Problem to solve ▸
Look through the material and tally each line bearing the word "this". Give only the total.
___ Records to use
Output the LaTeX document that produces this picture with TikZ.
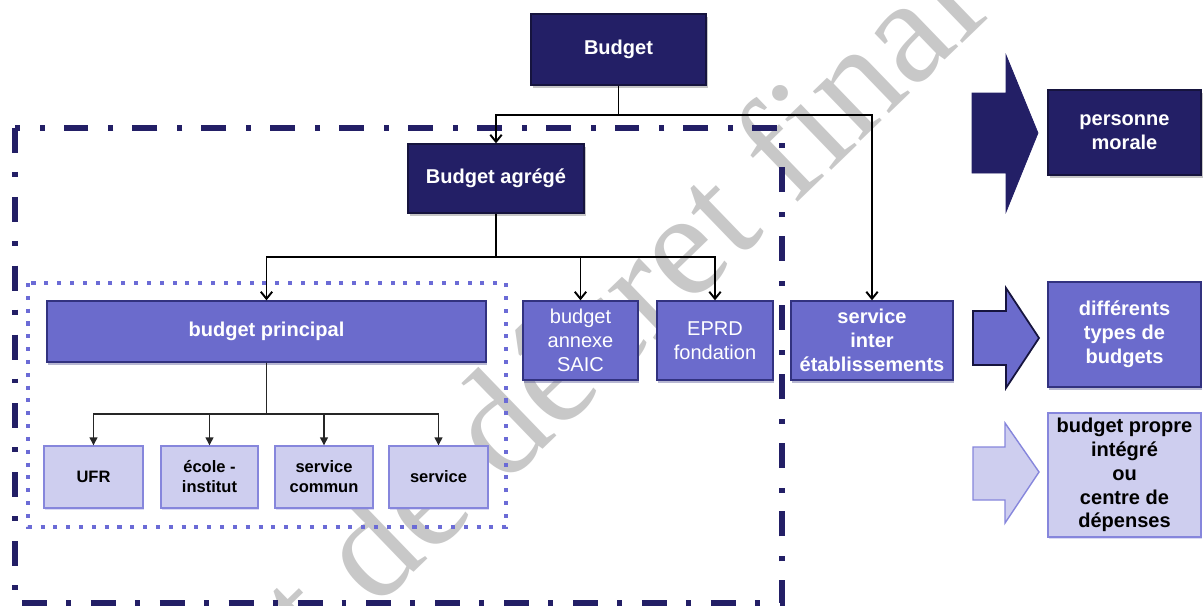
\documentclass[tikz,border=0pt]{standalone}
\usepackage{fontspec}
\setmainfont{Liberation Sans}
\newfontfamily\stampfont{Liberation Serif}
\usetikzlibrary{arrows.meta,shadows}
\definecolor{navy}{RGB}{35,31,102}
\definecolor{navyline}{RGB}{22,20,62}
\definecolor{midblue}{RGB}{107,107,204}
\definecolor{midline}{RGB}{50,50,128}
\definecolor{paleblue}{RGB}{206,206,239}
\definecolor{paleline}{RGB}{134,134,220}
\definecolor{dotblue}{RGB}{107,107,214}
\definecolor{stampgray}{RGB}{200,200,200}

\begin{document}
\begin{tikzpicture}[x=0.02cm, y=-0.02cm]
            \tikzstyle{every node}+=[inner sep=0pt, align=center]
            \tikzstyle{navybox}=[draw=navyline, fill=navy, line width=0.8pt, text=white, font=\bfseries\fontsize{11.4}{13.6}\selectfont, drop shadow={opacity=0.45, shadow xshift=1pt, shadow yshift=-1.6pt}]
            \tikzstyle{midbox}=[draw=midline, fill=midblue, line width=0.8pt, text=white, font=\bfseries\fontsize{11.4}{13.6}\selectfont, drop shadow={fill=midblue!70!black, opacity=0.4, shadow xshift=0.6pt, shadow yshift=-1.8pt}]
            \tikzstyle{palebox}=[draw=paleline, fill=paleblue, line width=0.8pt, text=black, font=\bfseries\fontsize{11.4}{13.6}\selectfont, drop shadow={fill=paleline, opacity=0.3, shadow xshift=0.6pt, shadow yshift=-1.4pt}]
            \tikzstyle{palesmall}=[palebox, font=\bfseries\fontsize{9.4}{11.4}\selectfont, minimum height=1.24cm]
            \tikzstyle{link}=[black, line width=1.1pt, -{Straight Barb[length=4pt, width=6.5pt]}]
            \tikzstyle{smalllink}=[black!85, line width=0.7pt, -{Triangle[length=4.5pt, width=4.5pt]}]
            \useasboundingbox (0,0) rectangle (1203,605);
            \begin{scope}
            \clip (0,0) rectangle (1203,605);
            \node [text=stampgray, font=\stampfont\fontsize{85}{85}\selectfont, anchor=base west, rotate=44] (stamp) at (92,884) {Projet de décret final};
            \end{scope}
            \draw [navy, line width=3.4pt, dash pattern=on 14.2pt off 10.8pt on 2.8pt off 11.4pt] (15,128) rectangle (782,603);
            \draw [dotblue, line width=2.3pt, dash pattern=on 2.3pt off 5pt] (28,283) rectangle (506,527);
            \node [navybox, minimum width=3.5cm, minimum height=1.42cm] (budget) at (618.5,49.5) {Budget};
            \node [navybox, minimum width=3.52cm, minimum height=1.38cm] (agrege) at (496,178.5) {Budget agrégé};
            \node [midbox, minimum width=8.78cm, minimum height=1.22cm] (principal) at (266.5,331.5) {budget principal};
            \node [midbox, font=\fontsize{11.4}{13.6}\selectfont, minimum width=2.3cm, minimum height=1.58cm] (annexe) at (580.5,340.5) {budget\\annexe\\SAIC};
            \node [midbox, font=\fontsize{11.4}{13.6}\selectfont, minimum width=2.32cm, minimum height=1.58cm] (eprd) at (715,340.5) {EPRD\\fondation};
            \node [midbox, minimum width=3.24cm, minimum height=1.58cm] (inter) at (872,340.5) {service\\inter\\établissements};
            \node [palesmall, minimum width=1.98cm] (ufr) at (93.5,477) {UFR};
            \node [palesmall, minimum width=1.94cm] (ecole) at (209.5,477) {école -\\institut};
            \node [palesmall, minimum width=1.96cm] (commun) at (324,477) {service\\commun};
            \node [palesmall, minimum width=1.98cm] (service) at (438.5,477) {service};
            \node [navybox, minimum width=3.06cm, minimum height=1.7cm] (morale) at (1124.5,132.5) {personne\\morale};
            \node [midbox, minimum width=3.06cm, minimum height=2.1cm] (types) at (1124.5,334.5) {différents\\types de\\budgets};
            \node [palebox, minimum width=3.06cm, minimum height=2.48cm] (propre) at (1124.5,475) {budget propre\\intégré\\ou\\centre de\\dépenses};
            \coordinate (fork1) at (618.5,115);
            \coordinate (fork2) at (496,257);
            \coordinate (fork3) at (266.5,414);
            \draw [link] (budget.south) -- (fork1) -| (agrege.north);
            \draw [link] (fork1) -| (inter.north);
            \draw [link] (agrege.south) -- (fork2) -| (principal.north);
            \draw [link] (fork2) -| (annexe.north);
            \draw [link] (fork2) -| (eprd.north);
            \foreach \n in {ufr,ecole,commun,service}
                \draw [smalllink] (principal.south) -- (fork3) -| (\n.north);
            \filldraw [fill=navy, draw=navy] (972,93) -- (1006,93) -- (1006,55) -- (1038,133) -- (1006,212) -- (1006,173) -- (972,173) -- cycle;
            \filldraw [fill=midblue, draw=navyline, line width=1pt] (973,311) -- (1006,311) -- (1006,288) -- (1039,338) -- (1006,388) -- (1006,365) -- (973,365) -- cycle;
            \filldraw [fill=paleblue, draw=paleline, line width=0.8pt] (973,447) -- (1005,447) -- (1005,423) -- (1039,472) -- (1005,523) -- (1005,500) -- (973,500) -- cycle;
\end{tikzpicture}
\end{document}
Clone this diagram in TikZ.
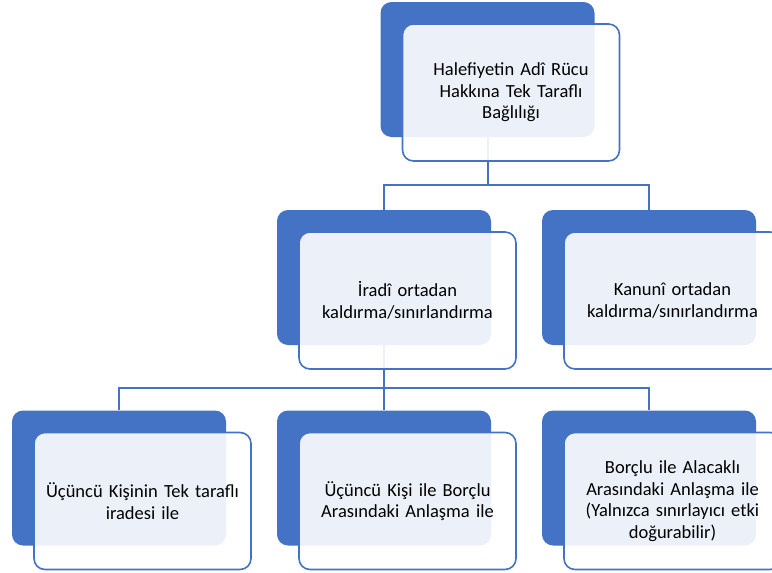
______
Result below ▸
2